Its adjusted net income of $0.80 per share for the first quarter was in line with estimates.

Coterra Energy (CTRA) stock fell 1.5% in extended trading on Monday after the oil and gas producer missed first-quarter revenue expectations.

The company reported revenue of $1.90 billion for the three months ended March 31, while analysts expected it to post $2.03 billion in revenue, according to Koyfin data.

Its adjusted net income of $0.80 per share for the first quarter was in line with estimates.

Due to its acquisition of new assets, Coterra’s total first-quarter production rose to 746,800 barrels of oil equivalent per day (boepd), compared to 686,100 boepd a year earlier.

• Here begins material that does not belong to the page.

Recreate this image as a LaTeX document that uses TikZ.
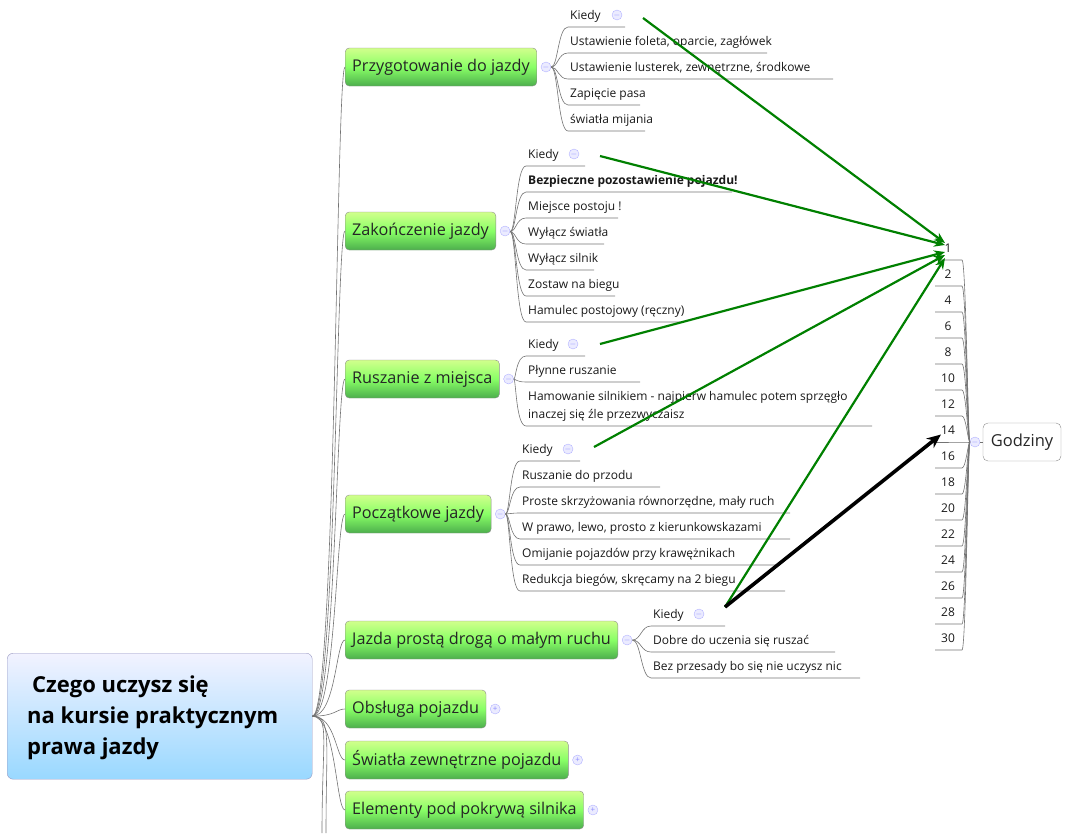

However, the company said it would lower its 2025 capital budget to the range of $2.0 to $2.3 billion, as it expects to reduce Permian Basin activity to seven rigs from its original plan of 10 rigs.

"As our industry faces macroeconomic uncertainty and oil price headwinds, we believe it is prudent to reduce oil-directed activity at this time,” CEO Tom Jorden said.

Benchmark Brent crude oil prices fell below $60 per barrel in April for the first time since 2021 amid concerns over oversupply from OPEC+ and lower demand. A price below $65 per barrel makes it difficult for many oil producers to invest in new projects sustainably.

The company expects to generate $2.1 billion in free cash flow in 2025, which it expects to use to fund its dividend, reduce debt, and execute share buybacks.

Retail sentiment on Stocktwits was in the ‘bullish’ (73/100) territory, while retail chatter was ‘high.’

CTRA’s Sentiment Meter and Message Volume as of 02:49 p.m. ET on May 6, 2025 | Source: Stocktwits

Peer Diamondback also scaled back oil production amid the weak price environment.

Coterra stock has fallen 2.8% year to date (YTD).